WORSHIP NOTES
Volume 8, No. 8 (August 2013)

NOTE: For the crucial passage on worship in John 4, please see Worship Notes 3.9.
4. BIBLICAL CONSTANTS OF WORSHIP (Acts 2:42,47)
a. Normative Elements
Luke has just recounted the events of the day of Pentecost: the coming of the Holy Spirit upon Jesus’ followers, Peter’s sermon, and the conversion and baptism of “three thousand souls” (2:41). And in the very next verse, Luke tells us what these believers consistently (“devoted themselves“) did when they gathered together:
And they devoted themselves to the apostles’ teaching and fellowship, to the breaking of bread and the prayers. . . . praising God and having favor with all the people. (2:42, 47)
Luke’s placement of these elements immediately after his account of the “birthday” of the Church strongly suggests that he sees these elements as normative for Christian worship, as crucial components of Christian worship:
- the word of God (now the complete canon of Scripture)
- fellowship (the mutuality of gathering of corporate worship)
- the breaking of bread (the Lord’ s Supper)
- prayer
- praise
Indeed, a number of commentators concur that these verses may well represent more than simply a description of what the earliest church did, but rather a prescription of normative practice for the Church of all ages; for example:
Luke records what happened to the new converts. Four activities are listed in which they took part. . . . A case can be made out that they are in fact the four elements which characterized a Christian gathering in the early church. . . . Here are the four essential elements in the religious practice of the Christian church. (I. Howard Marshall, The Acts of the Apostles, Tyndale New Testament Commentaries [Grand Rapids MI: Wm B. Eerdmans Publ. Co., 1980], 83)
Here Saint Luke gives the four essentials which must not be abandoned . . . . the essential constitution of the church. (Richard B. Rackham, The Acts of the Apostles: An Exposition (Grand Rapids MI: Baker Book House, 1978), 33, 41)

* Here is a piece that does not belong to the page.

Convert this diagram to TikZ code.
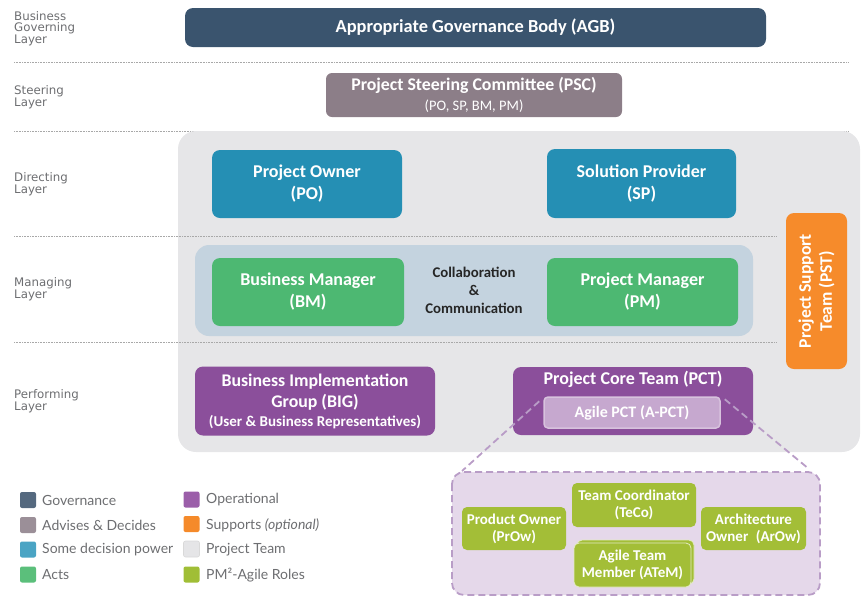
\documentclass[tikz,border=0pt]{standalone}
\usepackage{fontspec}
\setmainfont{Carlito}
\newfontfamily\lblfont{Lato}
\newfontfamily\layfont{DejaVu Sans}
\usetikzlibrary{calc}
\definecolor{agbc}{HTML}{3A546E}
\definecolor{pscc}{HTML}{8C7E88}
\definecolor{dirc}{HTML}{258FB4}
\definecolor{collc}{HTML}{C4D3DF}
\definecolor{actc}{HTML}{4DB872}
\definecolor{pstc}{HTML}{F68B2B}
\definecolor{purc}{HTML}{8B4F9B}
\definecolor{apctc}{HTML}{C6A8CF}
\definecolor{apctb}{HTML}{D7C2DD}
\definecolor{agfill}{HTML}{E5D8EA}
\definecolor{agline}{HTML}{B99DC7}
\definecolor{rolec}{HTML}{A3BE37}
\definecolor{teamc}{HTML}{E6E6E8}
\definecolor{lblc}{HTML}{6D6E71}
\definecolor{dotc}{HTML}{A8A8A8}
\definecolor{lgov}{HTML}{55697F}
\definecolor{ladv}{HTML}{9B8F98}
\definecolor{ldec}{HTML}{4AA4C4}
\definecolor{lact}{HTML}{5BBF7B}
\definecolor{lop}{HTML}{9B5EA9}
\definecolor{lsup}{HTML}{F58A2A}
\definecolor{lpt}{HTML}{E5E5E7}
\definecolor{lpm}{HTML}{A0BE36}
\newcommand{\fsz}[2]{\fontsize{#1}{#2}\selectfont}
\begin{document}
\begin{tikzpicture}[x=1pt,y=-1pt,
  rolebox/.style={rounded corners=8pt, inner sep=0pt, align=center, text=white,
    font=\bfseries\fsz{18}{22}},
  agrole/.style={rounded corners=5pt, inner sep=0pt, align=center, text=white, fill=rolec,
    font=\bfseries\fsz{15}{17}},
  layerlbl/.style={anchor=north west, inner sep=0pt, align=left, text=lblc,
    font=\layfont\fsz{11.8}{11}},
  sep/.style={dotc, densely dotted, line width=0.6pt},
  legsq/.style={rounded corners=2pt, minimum width=16pt, minimum height=16pt, inner sep=0pt},
  legtxt/.style={anchor=west, inner sep=0pt, text=lblc, font=\lblfont\fsz{14}{16}},
  dashln/.style={agline, line width=1.8pt, dash pattern=on 7pt off 4pt}
]
\useasboundingbox (0,0) rectangle (861,598);

% separators
\coordinate (s1a) at (14,62);  \coordinate (s1b) at (848,62);
\coordinate (s2a) at (14,131); \coordinate (s2b) at (848,131);
\draw[sep] (s1a) -- (s1b);
\draw[sep] (s2a) -- (s2b);

% project team background
\fill[teamc, rounded corners=18pt] (178,131) rectangle (860,452);

\coordinate (s3a) at (14,236); \coordinate (s3b) at (777,236);
\coordinate (s4a) at (14,342); \coordinate (s4b) at (777,342);
\draw[sep] (s3a) -- (s3b);

% collaboration background
\node[fill=collc, rounded corners=14pt, minimum width=558pt, minimum height=91pt, inner sep=0pt] (collab) at (474,290.5) {};
\draw[sep] (s4a) -- (s4b);

% layer labels
\node[layerlbl] (l1) at (14,11.5) {Business\\Governing\\Layer};
\node[layerlbl] (l2) at (14,85.5) {Steering\\Layer};
\node[layerlbl] (l3) at (14,172.5) {Directing\\Layer};
\node[layerlbl] (l4) at (14,277.5) {Managing\\Layer};
\node[layerlbl] (l5) at (14,389.5) {Performing\\Layer};

% boxes
\node[rolebox, fill=agbc, minimum width=581pt, minimum height=39pt, font=\bfseries\fsz{18.4}{20}] (agb) at (475.5,27.5) {Appropriate Governance Body (AGB)};
\node[rolebox, fill=pscc, minimum width=296pt, minimum height=44pt, rounded corners=6pt, font=\bfseries\fsz{17.8}{20}] (psc) at (474,95)
  {Project Steering Committee (PSC)\\{\mdseries\fsz{14.5}{15}(PO, SP, BM, PM)}};
\node[rolebox, fill=dirc, minimum width=190pt, minimum height=68pt, text depth=4pt] (po) at (307,184) {Project Owner\\(PO)};
\node[rolebox, fill=dirc, minimum width=189pt, minimum height=69pt] (sp) at (641.5,183.5) {Solution Provider\\(SP)};
\node[rolebox, fill=actc, minimum width=192pt, minimum height=68pt] (bm) at (308,292) {Business Manager\\(BM)};
\node[rolebox, fill=actc, minimum width=191pt, minimum height=68pt] (pm) at (642.5,292) {Project Manager\\(PM)};
\node[align=center, inner sep=0pt, text=black!85, font=\bfseries\fsz{14.8}{18}] (cc) at (474,290) {Collaboration\\\&\\Communication};
\node[rolebox, fill=pstc, minimum width=156pt, minimum height=61pt, rotate=90, font=\bfseries\fsz{17.6}{21}] (pst) at (816.5,291) {Project Support\\Team (PST)};
\node[rolebox, fill=purc, minimum width=240pt, minimum height=69pt, font=\bfseries\fsz{17.8}{21}] (big) at (315,401)
  {Business Implementation\\Group (BIG)\\[-2pt]{\fsz{15}{16}(User \& Business Representatives)}};
\node[fill=purc, rounded corners=8pt, minimum width=240pt, minimum height=68pt, inner sep=0pt] (pct) at (633,401) {};
\node[text=white, font=\bfseries\fsz{18}{20}, inner sep=0pt] (pctt) at (633,379.5) {Project Core Team (PCT)};
\node[fill=apctc, draw=apctb, line width=1.5pt, rounded corners=4pt, minimum width=176pt, minimum height=31pt, inner sep=0pt,
  text=white, font=\bfseries\fsz{16}{18}] (apct) at (632,412.5) {Agile PCT (A-PCT)};

% agile box
\draw[dashln, fill=agfill, rounded corners=12pt] (452,472) rectangle (820,595);
\coordinate (agnw) at (462,471);
\coordinate (agne) at (809,469);
\path (apct.north west) ++(-4,5) coordinate (lst);
\path (apct.north east) ++(4,3) coordinate (rst);
\draw[dashln] (lst) -- (agnw);
\draw[dashln] (rst) -- (agne);

\node[agrole, minimum width=104pt, minimum height=43pt] (prow) at (514,528.5) {Product Owner\\(PrOw)};
\node[agrole, minimum width=124pt, minimum height=44pt] (teco) at (634,505) {Team Coordinator\\(TeCo)};
\node[agrole, minimum width=105pt, minimum height=43pt] (arow) at (753.5,528.5) {Architecture\\Owner\enspace(ArOw)};
\node[agrole, draw=white!70!rolec, line width=0.8pt, minimum width=117pt, minimum height=44pt] (atemb) at (635.5,562) {};
\node[agrole, draw=white!70!rolec, line width=0.8pt, minimum width=117pt, minimum height=44pt] (atem) at (632.5,565) {Agile Team\\Member (ATeM)};

% legend
\node[legsq, fill=lgov] (q1) at (28,500) {};
\node[legtxt] (t1) at (42,500) {Governance};
\node[legsq, fill=ladv] (q2) at (28,525) {};
\node[legtxt] (t2) at (42,525) {Advises \& Decides};
\node[legsq, fill=ldec] (q3) at (28,549.5) {};
\node[legtxt] (t3) at (42,549.5) {Some decision power};
\node[legsq, fill=lact] (q4) at (28,574.5) {};
\node[legtxt] (t4) at (42,574.5) {Acts};
\node[legsq, fill=lop] (q5) at (191.5,499.5) {};
\node[legtxt] (t5) at (206,500) {Operational};
\node[legsq, fill=lsup] (q6) at (191.5,524) {};
\node[legtxt] (t6) at (206,525) {Supports \textit{(optional)}};
\node[legsq, fill=lpt, draw=black!15, line width=0.6pt] (q7) at (191.5,549) {};
\node[legtxt] (t7) at (206,549.5) {Project Team};
\node[legsq, fill=lpm] (q8) at (191.5,574.5) {};
\node[legtxt] (t8) at (206,575) {PM²-Agile Roles};
\end{tikzpicture}
\end{document}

Indeed, this writer has often given an assignment to students to list what activities they find consistently in every Christian worship service, in every denomination and tradition, around the world and down through history—and the results they come up with usually correspond amazingly closely to the list found in Acts 2:42, 47! This strengthens the view that intends to highlight these activities as non-negotiable elements which define and characterize truly Christian worship, and which must therefore be represented in some form in every church’s corporate gatherings (and the absence of any of which may suggest an unacceptable, sub-Christian perversion).
b. Worship and Culture
“Worship is the most universal [following unchanging biblical guidelines] and at the same time the most particular [embodying distinct cultural expressions] of the activities in which Christian communities engage” (John H. Erickson and Eileen W. Lindner, “Worship and Prayer in Ecumenical Formation,” Theological Education 34, Supplement [1997]: 23).
The elements of worship outlined in Acts 2 are an important aspect of what the Nairobi Statement on Worship and Culture calls the transcultural nature of Christian worship (along with its simultaneous contextual, countercultural, and cross-cultural natures). You may read the important Nairobi Statement in its entirety HERE.
The Biblical Constants suggested in Acts 2 also form an important anchor for church practice in light of the conspicuous (and surprising) absence in the New Testament of detailed instruction about worship forms and practices. It is this absence which in turns accounts for much of the rich variety of culturally inflected worship expressions around the world; but it is vital to recognize the unifying biblical foundations which underlie the outward diversity. For more about conceptualizing the balance between biblical fidelity and cultural sensitivity in our worship, please see “The Bridge” in Worship Notes 2.8, and also “Worship and Culture: Challenges” in Worship Notes 6.5.